18 Mart 2011 Cuma

Silah tüketiyoruz

Silah tüketiyoruz

Silah ölüm demektir. Ölümün bir çok nedeni olabilir ama silah sonuçta ölümü insan eli ile yaygınlaştırmasıdır. Silah varsa eğer, orada mutlaka ölüm var demektir. Silahtan koleksiyon olmaz.

Silah üretimi ve tüketimi artan bir toplumuz ve silahtan ölümlerinde arttığı bir topraktayız, silah ile ölenlerin suladığı topraklarda çöz kumu birikirken, öç alma ve kendisini gösterme hevesinde olanlar kendilerini tatmin etmek için öldürmeye devam ediyor.

Öldürüyoruz, öldükçe öldürmeye devam edeceğiz, çünkü toprağa karışan canın karşılığı can almaktır. Bu geleneğimizde vardır, devlete bırakılmaz çoğu işler zaten devlette kendi üstüne düşeni özelleştirmiştir, özelleşme ile kanuni olarak silah taşıyan ruhsatlı insan sayısı da azımsanacak kadar değildir. Artık silah taşıma ruhsatı 18 yaşına inmiştir ama 24 yaşından önce içki içilen yerin kapsından girmesi yasaklanmıştır.

Aralarında bir nedenden dolayı husumet bulunanlar ve ellerinde silah varsa birinin katil, ötekinin ölü olmayacağı kim garanti eder? Husumet silaha sarılmanın ilk adımdır.

Tuttuğun takım, derbi de rakibini yenmiş, elinde silah varsa eğer, adam öldürmek içinde olmazsa, havaya ateş ettin. Kurşunların biri balkonda bayrak sallayan çocuğa gelmeyeceğini kim garanti edebilir. Katil olmak için değil, eğlenmek için atılan kurşun, silah taşıyanı katil yapabilir. Eğer bir insan silah taşıyorsa eğer, kullanmak için taşıyordur.

Belinde silah olan biri ormana gittiğini düşünelim, belinden silahı çıkarıp atış talimi yapmayı ister. Silah sadece belde taşınmaz, ara sıra kullanmak gerek. O sırada ormanda silahlı birinden habersiz olarak siz geziyor olabilirsiniz. Talim için atılan kurşunun sizi gelip bulmayacağını kim garanti edebilir?

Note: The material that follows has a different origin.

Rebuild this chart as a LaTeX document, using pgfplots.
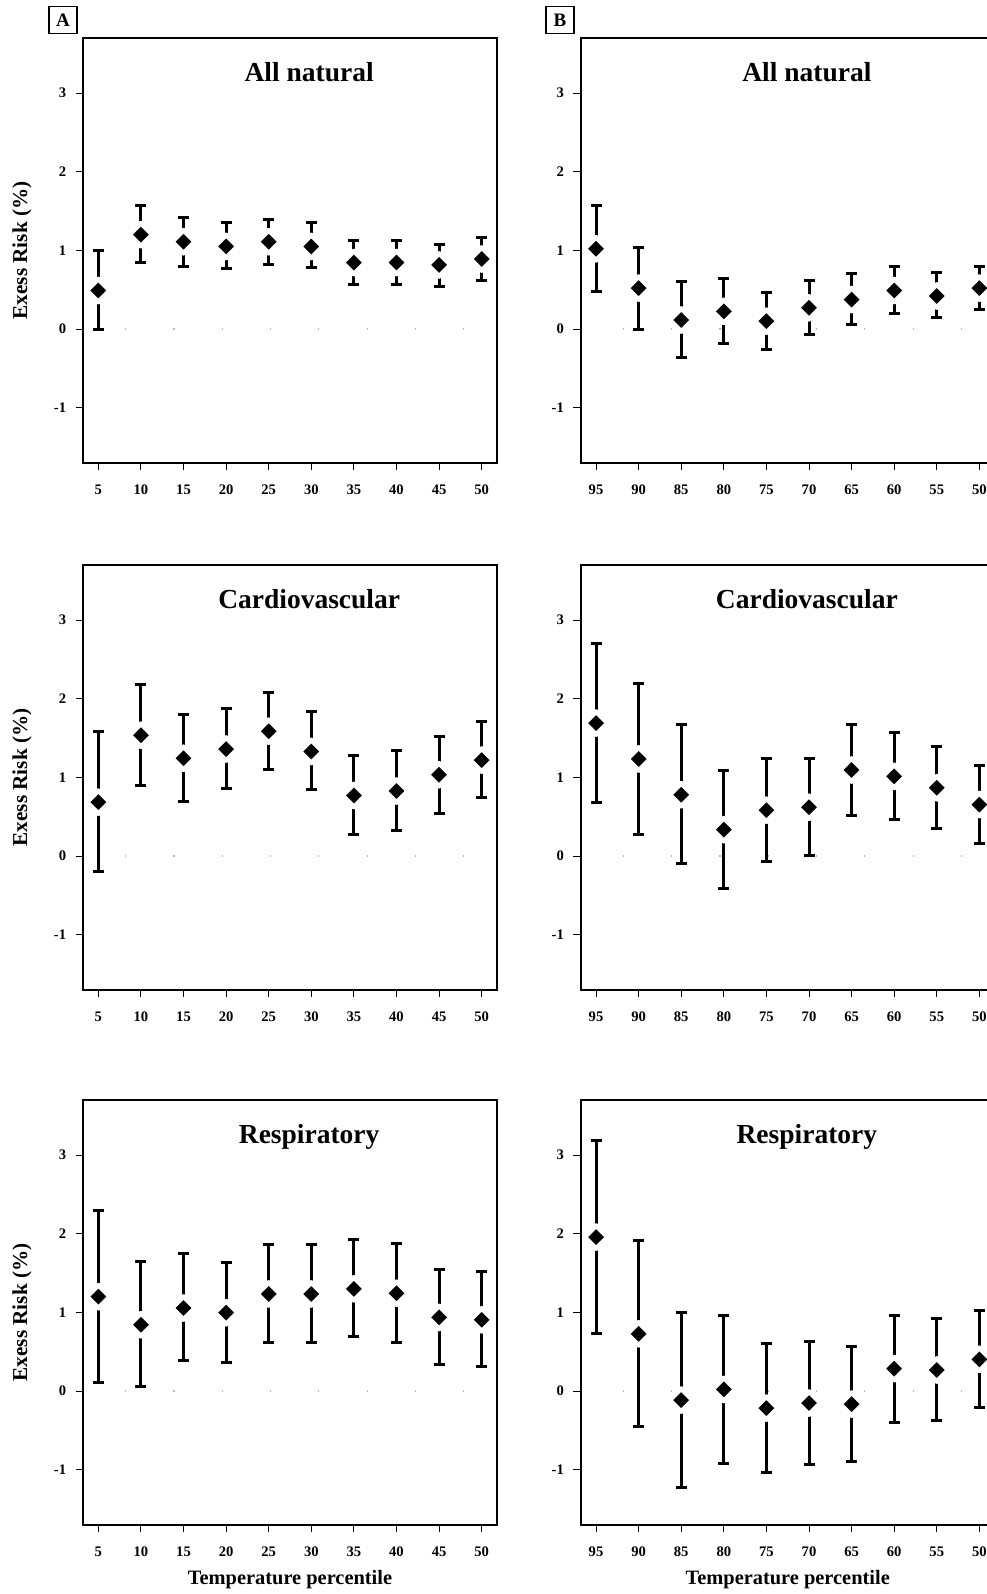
\documentclass[border=0pt]{standalone}
\usepackage{fontspec}
\setmainfont{Liberation Serif}
\usepackage{pgfplots}
\pgfplotsset{compat=1.18}
\usepackage{pgfplotstable}

\pgfplotstableread{
x y lo hi
1 0.49 0.00 1.00
2 1.20 0.84 1.57
3 1.11 0.80 1.42
4 1.05 0.77 1.35
5 1.11 0.82 1.39
6 1.05 0.78 1.35
7 0.845 0.565 1.13
8 0.845 0.57 1.13
9 0.815 0.54 1.08
10 0.89 0.62 1.16
}\Aall
\pgfplotstableread{
x y lo hi
1 1.02 0.48 1.57
2 0.52 0.00 1.04
3 0.115 -0.36 0.60
4 0.225 -0.18 0.645
5 0.10 -0.255 0.47
6 0.27 -0.064 0.62
7 0.375 0.06 0.71
8 0.49 0.195 0.80
9 0.42 0.145 0.715
10 0.52 0.255 0.80
}\Ball
\pgfplotstableread{
x y lo hi
1 0.685 -0.20 1.587
2 1.536 0.894 2.18
3 1.243 0.70 1.80
4 1.36 0.86 1.87
5 1.587 1.098 2.085
6 1.33 0.84 1.84
7 0.77 0.27 1.277
8 0.826 0.33 1.34
9 1.034 0.545 1.52
10 1.22 0.745 1.71
}\Acv
\pgfplotstableread{
x y lo hi
1 1.69 0.68 2.70
2 1.234 0.28 2.19
3 0.78 -0.10 1.67
4 0.336 -0.41 1.094
5 0.583 -0.064 1.234
6 0.62 0.01 1.24
7 1.094 0.52 1.67
8 1.013 0.468 1.566
9 0.868 0.353 1.39
10 0.655 0.166 1.153
}\Bcv
\pgfplotstableread{
x y lo hi
1 1.20 0.11 2.29
2 0.843 0.055 1.647
3 1.055 0.383 1.745
4 0.996 0.357 1.638
5 1.234 0.617 1.864
6 1.234 0.62 1.864
7 1.30 0.69 1.93
8 1.243 0.62 1.87
9 0.936 0.336 1.545
10 0.906 0.31 1.515
}\Aresp
\pgfplotstableread{
x y lo hi
1 1.957 0.728 3.19
2 0.728 -0.455 1.915
3 -0.115 -1.22 1.004
4 0.021 -0.915 0.966
5 -0.217 -1.03 0.60
6 -0.153 -0.93 0.626
7 -0.166 -0.894 0.566
8 0.285 -0.396 0.966
9 0.268 -0.374 0.923
10 0.404 -0.213 1.026
}\Bresp

\pgfplotsset{
  panel/.style={
    scale only axis, width=207pt, height=212.4pt,
    xmin=0.64, xmax=10.36, ymin=-1.7, ymax=3.7,
    xtick={1,2,...,10}, ytick={-1,0,1,2,3},
    xtick pos=lower, ytick pos=left,
    tick align=outside, major tick length=3.75pt,
    every tick/.style={black, line width=0.5pt},
    axis line style={line width=0.8pt},
    tick label style={font=\bfseries\fontsize{7.3}{8}\selectfont},
    /pgf/number format/assume math mode=true,
    xticklabel style={anchor=north, inner sep=0pt, yshift=-7.0pt},
    yticklabel style={anchor=east, inner sep=0pt, xshift=-4.5pt},
    clip=false,
    every axis x label/.style={at={(axis description cs:0.5,0)}, anchor=center, yshift=-27.5pt, font=\bfseries\fontsize{10.2}{12}\selectfont},
    every axis y label/.style={at={(axis description cs:0,0.5)}, anchor=center, xshift=-30.5pt, rotate=90, font=\bfseries\fontsize{10.6}{12}\selectfont},
  },
  Bpanel/.style={panel, xticklabels={95,90,85,80,75,70,65,60,55,50}},
  Apanel/.style={panel, xticklabels={5,10,15,20,25,30,35,40,45,50}, ylabel={Exess Risk (\%)}},
  zeroline/.style={gray!55, line width=0.7pt, dash pattern=on 0.6pt off 23.55pt, dash phase=3.15pt},
  ebar/.style={only marks, black, mark=square*, mark size=4.07pt,
    mark options={rotate=45, fill=black, draw=white, line width=2.4pt, line join=round},
    error bars/.cd, y dir=both, y explicit,
    error bar style={line width=1.5pt, black},
    error mark options={rotate=90, black, line width=1.5pt, mark size=2.75pt}},
}
\newcommand{\ptitle}[1]{\node[anchor=base, font=\bfseries\fontsize{13.75}{16}\selectfont] at (axis cs:5.95,3.15) {#1};}
\newcommand{\series}[1]{%
  \addplot[zeroline] coordinates {(0.64,0) (10.36,0)};
  \addplot[ebar] table[x=x, y=y, y error plus expr=\thisrow{hi}-\thisrow{y}, y error minus expr=\thisrow{y}-\thisrow{lo}] {#1};
}

\begin{document}
\begin{tikzpicture}
\begin{axis}[Apanel, at={(41.5pt,-19pt)}, anchor=north west]
\series{\Aall}
\ptitle{All natural}
\end{axis}
\begin{axis}[Bpanel, at={(290.35pt,-19pt)}, anchor=north west]
\series{\Ball}
\ptitle{All natural}
\end{axis}
\begin{axis}[Apanel, at={(41.5pt,-282.5pt)}, anchor=north west]
\series{\Acv}
\ptitle{Cardiovascular}
\end{axis}
\begin{axis}[Bpanel, at={(290.35pt,-282.5pt)}, anchor=north west]
\series{\Bcv}
\ptitle{Cardiovascular}
\end{axis}
\begin{axis}[Apanel, at={(41.5pt,-550pt)}, anchor=north west, xlabel={Temperature percentile}]
\series{\Aresp}
\ptitle{Respiratory}
\end{axis}
\begin{axis}[Bpanel, at={(290.35pt,-550pt)}, anchor=north west, xlabel={Temperature percentile}]
\series{\Bresp}
\ptitle{Respiratory}
\end{axis}
\node[draw, line width=0.6pt, minimum width=14pt, minimum height=13.5pt, inner sep=0pt, font=\bfseries\fontsize{9.5}{10}\selectfont] at (31.5pt,-10pt) {A};
\node[draw, line width=0.6pt, minimum width=14pt, minimum height=13.5pt, inner sep=0pt, font=\bfseries\fontsize{9.5}{10}\selectfont] at (280pt,-10pt) {B};
\pgfresetboundingbox
\path[use as bounding box] (0pt,0pt) rectangle (493pt,-797pt);
\end{tikzpicture}
\end{document}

Silah taşıyan biri potansiyel katildir.

Doğaya çıkmış biri, belinde silah alarak geziyorsa, doğa içinde bulunan bir tavşanı veya başka bir canlıyı avlamayacağını kim söyleyebilir. Avlanmak için yaş sınırı şimdilik 18 olmasına rağmen, silahı olan baba, çocuğuna silah kullanmayı erken yaşlarda öğretmek isteyebilir. Çocuk silahı alıp, heyecanlanarak namlunun ucunu babasına çevirmeyeceğini ya da kendisine doğru döndürmeyeceğini kim garanti edebilir. Çocuk bir anda katil olmuş olabilir.

Silah satan dükkanlar camekanlarında her türden silahı sergilemekteler. Ağır ve uzun namlulu silahtan tutun küçük silahlara kadar her türden silah bu dükkanlarda mevcuttur. Silahlar öyle sergileniyor ki, gel de alma. Ben alıcı halde sergilenen silahlar ve sağlığa zararlı ilan edilen sigara. Sigara bile silahlar gibi camekanlarda sergilenmiyor. O silahlara bakıp, kovboyculuk oynamak isteyen çocuk, bir anda kendisini mahallenin kahraman çete lideri olarak görmesine sebep olabilir.

Bir şekilde silah satın almak kolay, kolay olmasaydı, İbrahim Tatlıses’i vurmak için kalaşinkof silahı henüz cezaevinden çıkan biri nasıl oldu da ele geçirdi? Uzun namlulu silah ile şehrin en canlı yerinde ruhsatsız olarak gezip, soğukkanlılıkla ateşlenmesini nasıl açıklarsınız?

Silah, egosunu tatmin etmek isteyenlerin elinde kitle ölümlerine bile sebep olabilir. Düşünsenize bir gün İstiklal Caddesinde adamın biri cinnet geçirip sağa sola ateş ettiğini, kaç insan orada can verir?

Silah taşımanın coğrafyası olmaz, her yerde silah taşınabilinir. Ülkemizde silah taşımak hem yasal yolu var hem de karanlık yönü. Her ikisinde de sonuçta potansiyel katil var!

Konuk gelinen devlet adamlarına silah hediye edilir, hiç düşündünüz mü neden silah? Örneğin neden bir heykel hediye edilmez?

Tüketici toplumu, silah tüketmeye ve yeni kailler ve kurbanlar üretmeye devam ediyoruz. Tüketmek için, üret.